Test results from 2014 and 2015. A lower line is better. In 2015 70% of my students scored 6 or less (similar to the US national average for high school students), compared with 50% in 2014, and only 30% in 2014 after the demonstration.
I haven’t yet gone through the answers to look at the students’ reasoning skills, but the results look similar to the pre-demonstration scores from last year, which I think means the students have a lower overall comfort level with scientific reasoning. My challenge is to find ways to embed these skills in our studies this year.
Back in August, I wrote about my attempt to understand how English communication was getting in the way of measuring scientific reasoning skills. I assigned my students 20 of the questions from Lawson’s Classroom Test of Scientific Reasoning (CTSR), dropping the four linguistically toughest. Once they students had finished the test in the regular way, I demonstrated the scenarios one at a time to provide contextualization.
You can read more about the assessment and the results here.
There are two things that I’ve been meaning to adjust about my results. First, I forgot in my analysis that a correct response should only be noted as correct if the response and the follow-up “why” question are both correct. Thus, instead of a score out of 20, I should have a score out of 10. Second, I wanted to add a comparison to norms. In the graph below, the “Norm” line comes from a scaled (from 13 to 10) version of the results compiled by the Frameworks for Inquiry project. This line corresponds to the scores of 3800 American students from grades 10 to 12, and has meaningfully been connected with such things as Piagetian developmental stages.

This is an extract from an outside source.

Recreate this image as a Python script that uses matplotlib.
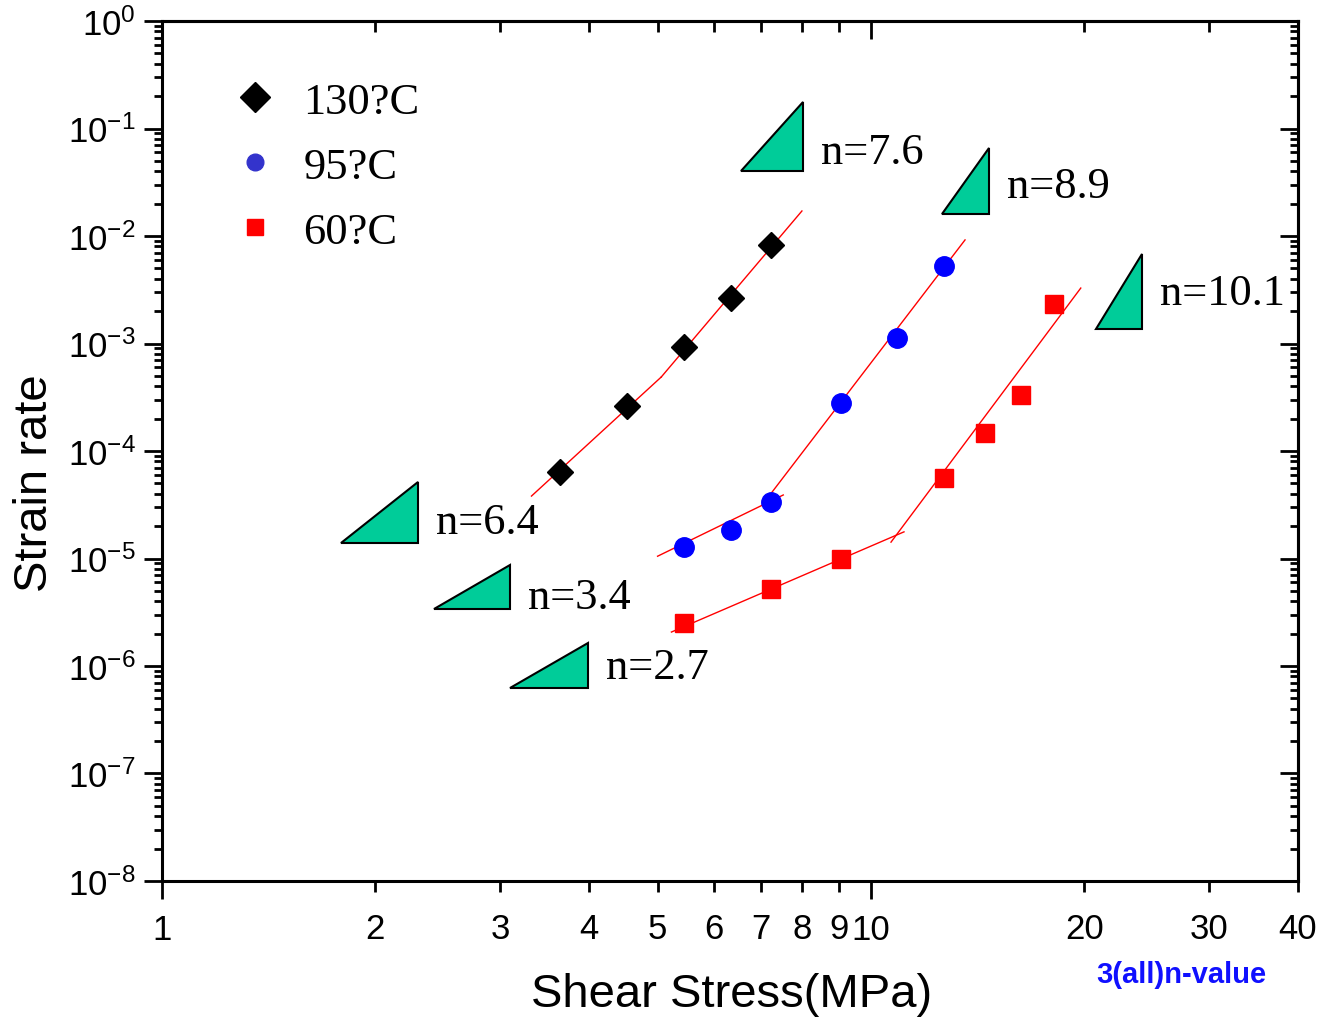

I think it is clear that the blue line (my students in the normal testing situation) are pretty close to the norm data, while the post-demonstration results (in red) look to be quite different on this cumulative frequency graph. This should be taken as an indication that linguistic difficulties are an important factor in determining the score of the CTSR.
My grade 11 physics class is a collection of students from a handful of different education systems and backgrounds, so I wanted to use Lawson’s Classroom Test of Scientific Reasoning [CTSR] to get a sense of the students’ reasoning skills. Higher CTSR scores have also been correlated with improved performance, so I wanted to see if the possibility exists for me to target reasoning skills with my instruction.

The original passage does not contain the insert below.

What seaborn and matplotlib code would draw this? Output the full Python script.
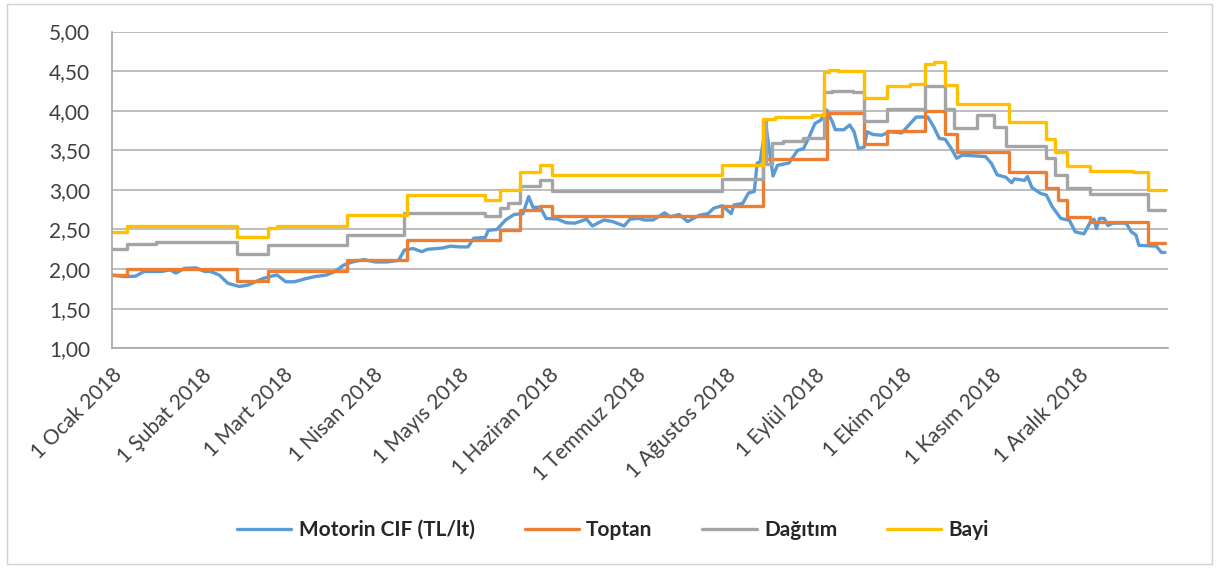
import pandas as pd
import matplotlib
matplotlib.use('Agg')
import matplotlib.pyplot as plt
import seaborn as sns
from matplotlib.patches import Rectangle

# days since 1 Jan 2018 -> price (TL/lt)
cif_days = [0, 4, 8, 11, 17, 20, 22, 25, 29, 32, 34, 37, 40, 44, 47, 52, 55, 57, 60, 63,
            67, 70, 74, 77, 80, 83, 87, 91, 95, 99, 101, 104, 107, 109, 114, 117, 120, 123, 125, 129,
            130, 133, 136, 139, 142, 144, 145.5, 148, 150, 154, 157, 160, 164, 166, 170, 173, 177, 179, 182, 184,
            187, 191, 193, 196, 199, 203, 206, 208, 211, 214, 215, 218, 220, 222, 223, 224, 226, 228.5, 230, 234,
            237, 239, 241, 243, 245, 247, 249, 250, 253, 255, 256.5, 258, 260, 261, 263, 266, 269, 273, 276, 278,
            282, 284, 286, 288, 290, 292, 294, 298, 302, 304, 306, 309, 311, 312, 315.5, 316.5, 318, 321, 323, 325,
            328, 331, 333, 336, 338, 339.5, 340.3, 341.4, 343, 344.3, 346, 350.6, 352.4, 354, 355, 361, 362.8, 364]
cif_vals = [1.925, 1.905, 1.91, 1.97, 1.97, 1.99, 1.95, 2.01, 2.015, 1.97, 1.97, 1.925, 1.82, 1.78, 1.80, 1.88, 1.91, 1.925, 1.84, 1.84,
            1.88, 1.905, 1.925, 1.97, 2.05, 2.09, 2.12, 2.09, 2.09, 2.11, 2.24, 2.26, 2.22, 2.25, 2.265, 2.29, 2.28, 2.28, 2.39, 2.40,
            2.49, 2.50, 2.62, 2.69, 2.70, 2.915, 2.78, 2.78, 2.64, 2.63, 2.585, 2.58, 2.63, 2.545, 2.62, 2.60, 2.545, 2.63, 2.64, 2.62,
            2.62, 2.71, 2.66, 2.69, 2.60, 2.68, 2.70, 2.77, 2.80, 2.70, 2.81, 2.83, 2.96, 2.98, 3.34, 3.35, 3.82, 3.175, 3.31, 3.34,
            3.50, 3.52, 3.67, 3.84, 3.88, 4.01, 3.86, 3.76, 3.76, 3.82, 3.735, 3.525, 3.54, 3.735, 3.70, 3.69, 3.735, 3.72, 3.84, 3.92,
            3.92, 3.80, 3.65, 3.64, 3.53, 3.40, 3.44, 3.43, 3.42, 3.335, 3.19, 3.16, 3.09, 3.14, 3.12, 3.17, 3.03, 2.955, 2.935, 2.79,
            2.64, 2.615, 2.47, 2.445, 2.58, 2.63, 2.51, 2.64, 2.64, 2.55, 2.58, 2.58, 2.47, 2.43, 2.30, 2.29, 2.21, 2.21]

# step series: day of change -> new level
toptan_days = [0, 5, 43, 54, 81, 102, 134, 141, 148, 152, 211, 225, 247, 260, 268, 281, 288, 292,
               310, 323, 327, 330, 338, 358, 364]
toptan_vals = [1.925, 2.00, 1.85, 1.975, 2.115, 2.37, 2.49, 2.75, 2.80, 2.67, 2.80, 3.39, 3.97, 3.58, 3.75, 4.00, 3.71, 3.48,
               3.23, 3.02, 2.87, 2.66, 2.60, 2.33, 2.33]

dagitim_days = [0, 5, 15, 43, 54, 81, 101, 129, 134, 137, 141, 148, 152, 211, 225, 226, 228, 232, 239, 246,
                249, 256, 260, 268, 281, 288, 291, 299, 305, 309, 323, 326, 330, 338, 358, 364]
dagitim_vals = [2.25, 2.32, 2.345, 2.19, 2.30, 2.43, 2.71, 2.67, 2.77, 2.83, 3.05, 3.13, 2.99, 3.14, 3.88, 3.33, 3.59, 3.62, 3.66, 4.23,
                4.25, 4.23, 3.87, 4.02, 4.31, 4.02, 3.78, 3.94, 3.79, 3.55, 3.40, 3.19, 3.02, 2.95, 2.74, 2.74]

bayi_days = [0, 5, 43, 54, 57, 81, 102, 129, 134, 141, 148, 152, 211, 225, 229, 242, 246, 248, 251, 260,
             268, 276, 281, 284, 288, 292, 304, 310, 323, 326, 330, 338, 353, 358, 364]
bayi_vals = [2.47, 2.55, 2.40, 2.52, 2.54, 2.68, 2.94, 2.87, 3.00, 3.23, 3.31, 3.19, 3.31, 3.90, 3.92, 3.95, 4.49, 4.52, 4.50, 4.16,
             4.31, 4.34, 4.59, 4.61, 4.33, 4.08, 4.09, 3.86, 3.64, 3.48, 3.30, 3.24, 3.22, 3.00, 3.00]

month_labels = ['1 Ocak 2018', '1 Şubat 2018', '1 Mart 2018', '1 Nisan 2018', '1 Mayıs 2018', '1 Haziran 2018',
                '1 Temmuz 2018', '1 Ağustos 2018', '1 Eylül 2018', '1 Ekim 2018', '1 Kasım 2018', '1 Aralık 2018']
y_ticks = [1.0, 1.5, 2.0, 2.5, 3.0, 3.5, 4.0, 4.5, 5.0]
y_labels = ['1,00', '1,50', '2,00', '2,50', '3,00', '3,50', '4,00', '4,50', '5,00']

start = pd.Timestamp('2018-01-01')


def to_dates(days):
    return start + pd.to_timedelta(days, unit='D')


sns.set_style('white')
plt.rcParams['font.family'] = ['Lato', 'DejaVu Sans']

fig = plt.figure(figsize=(12.19, 5.69), dpi=100)
ax = fig.add_axes([0.0921, 0.3879, 0.8659, 0.5567])

series = [
    ('Motorin CIF (TL/lt)', cif_days, cif_vals, '#5B9BD5', 'default'),
    ('Toptan', toptan_days, toptan_vals, '#ED7D31', 'steps-post'),
    ('Dağıtım', dagitim_days, dagitim_vals, '#A5A5A5', 'steps-post'),
    ('Bayi', bayi_days, bayi_vals, '#FFC000', 'steps-post'),
]
for name, d, v, c, ds in series:
    sns.lineplot(x=to_dates(d), y=v, ax=ax, color=c, linewidth=2.4, label=name,
                 estimator=None, drawstyle=ds)

ax.set_xlim(start, to_dates(365))
ax.set_ylim(1, 5)
ax.set_yticks(y_ticks)
ax.set_yticklabels(y_labels, fontsize=15, color='#404040')
ax.set_xticks(pd.date_range('2018-01-01', periods=12, freq='MS'))
ax.set_xticklabels(month_labels, fontsize=15, color='#404040', rotation=45, ha='right',
                   rotation_mode='anchor')
ax.set_xlabel('')
ax.set_ylabel('')
ax.grid(axis='y', color='#b3b3b3', linewidth=1.2)
ax.grid(axis='x', visible=False)
ax.set_axisbelow(True)
for s in ['top', 'right']:
    ax.spines[s].set_visible(False)
for s in ['left', 'bottom']:
    ax.spines[s].set_color('#a6a6a6')
    ax.spines[s].set_linewidth(1.2)
ax.tick_params(axis='both', direction='out', length=6, width=1.2, color='#a6a6a6', pad=6)
ax.tick_params(axis='y', pad=10)

handles, labels = ax.get_legend_handles_labels()
ax.get_legend().remove()
fig.legend(handles, labels, loc='center', bbox_to_anchor=(0.503, 1 - 530 / 569), ncol=4, frameon=False,
           prop={'weight': 'bold', 'size': 15}, handlelength=2.6, columnspacing=2.4, handletextpad=0.35)

fig.patches.append(Rectangle((0.006, 0.008), 0.988, 0.985, transform=fig.transFigure,
                             fill=False, edgecolor='#d0d0d0', linewidth=1))

fig.savefig('out.png', dpi=100)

Unfortunately, like most of the standard assessment tools, the CTSR is a bit wordy. That is intimidating to my students, all of whom speak English as a second, third, or fourth language. To help students understand what the questions area asking, I assembled replica demonstrations of the scenarios described in the CTSR: two balls of clay with equal masses (one pressed into a pancake), two graduated cylinders with different widths demarcated with 1, 2, 3, etc instead of units of volume, and so forth. Since our school has a strict animal experimentation policy, I had to skip 6 of the questions. I also skipped the last four, since they are so wordy even most native English speakers don’t fully read them!
- The Lawson CTSR was applied as specified.

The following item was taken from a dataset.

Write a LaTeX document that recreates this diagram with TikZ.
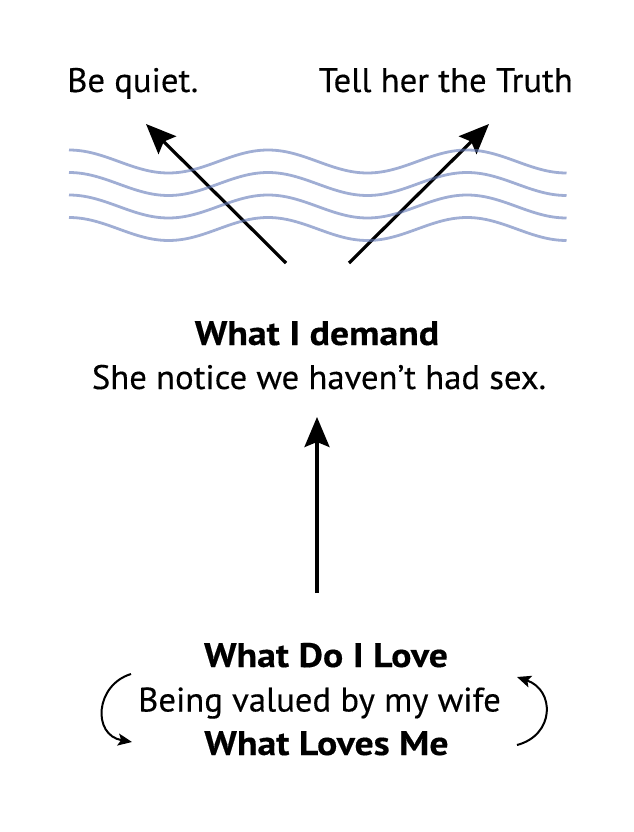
\documentclass[tikz,border=0pt]{standalone}
\usepackage{fontspec}
\setmainfont{PT Sans}[FakeStretch=1.02,FakeBold=0.35,BoldFeatures={FakeStretch=1.11}]
\usetikzlibrary{arrows.meta}
\definecolor{wavec}{RGB}{97,120,183}
\begin{document}
\begin{tikzpicture}[x=1bp,y=-1bp,
  txt/.style={inner sep=0pt,font=\fontsize{34bp}{40bp}\selectfont},
  btxt/.style={txt,font=\fontsize{34bp}{40bp}\selectfont\bfseries},
  bigarrow/.style={line width=3.2bp,-{Stealth[length=30bp,width=25bp,inset=5bp]}},
  looparrow/.style={line width=2bp,-{Stealth[length=14bp,width=12bp,inset=3bp]}},
  wave/.style={line width=2.8bp,wavec,opacity=0.6}]
\useasboundingbox (0,0) rectangle (634,832);
% texts
\node[txt,anchor=base west] (quiet) at (67,92) {Be quiet.};
\node[txt,anchor=base east] (truth) at (573,92) {Tell her the Truth};
\node[btxt,anchor=base] (demand) at (317,345) {What I demand};
\node[txt,anchor=base] (notice) at (319,389) {She notice we haven’t had sex.};
\node[btxt,anchor=base] (love) at (326,667) {What Do I Love};
\node[txt,anchor=base] (valued) at (319.5,711.5) {Being valued by my wife};
\node[btxt,anchor=base] (loves) at (326.5,755) {What Loves Me};
% arrow ends
\coordinate (lt) at (286,263);
\coordinate (lh) at (146,124);
\coordinate (rt) at (349,263);
\coordinate (rh) at (489,124);
\coordinate (ct) at (317,593);
\coordinate (ch) at (317,417);
\coordinate (la) at (131,674);
\coordinate (lb) at (132,742);
\coordinate (ra) at (517,745);
\coordinate (rb) at (517,677);
\draw[bigarrow] (lt) -- (lh);
\draw[bigarrow] (rt) -- (rh);
\draw[bigarrow] (ct) -- (ch);
\draw[looparrow] (la) .. controls (95,685) and (92,735) .. (lb);
\draw[looparrow] (ra) .. controls (555,735) and (555,690) .. (rb);
% waves
\foreach \yy in {150,172.5,195,217.5}{
  \draw[wave] (69,\yy) cos ++(49.75,11.5) sin ++(49.75,11.5)
    cos ++(49.75,-11.5) sin ++(49.75,-11.5)
    cos ++(49.75,11.5) sin ++(49.75,11.5)
    cos ++(49.75,-11.5) sin ++(49.75,-11.5)
    cos ++(49.75,11.5) sin ++(49.75,11.5);
}
\end{tikzpicture}
\end{document}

- After 30 minutes, the students were instructed to turn over their answer sheet and use a second answer sheet on the back.
- Students were informed that they would write the test again, this time with some visual aids, but given no feedback about their original performance.
- After this explanation, I said as little as possible; merely demonstrating the apparatus.
- After the second application of the test, students were asked whether they thought they had the same answers the second time. 12 out of 14 claimed they did (in reality, only 6 had exactly the same answers).
During the second iteration, 8 of 14 students had at least one answer that was different. This includes the 7 lowest-scoring students. Of the changes, 27 were changed from wrong to right, and 2 were changed from right to wrong. This impressive record suggests that most changes were done because of an improved understanding of the situation. There is an average increase of 3.375 points per student (out of 20, so 17%), for those with different answers.
The results from this graph show a different classroom dynamic once we begin to account for language difficulties. Misdiagnosing language challenges as conceptual misunderstandings can lead to problems and frustration. If you are using the CTSR, the FCI, or any other baseline instrument, be careful about your audience. And, for those who create standardized tests, especially for students in international settings (*cough* IB *cough*) it is essential that the gist of the problem can be understood without students getting caught up by the language.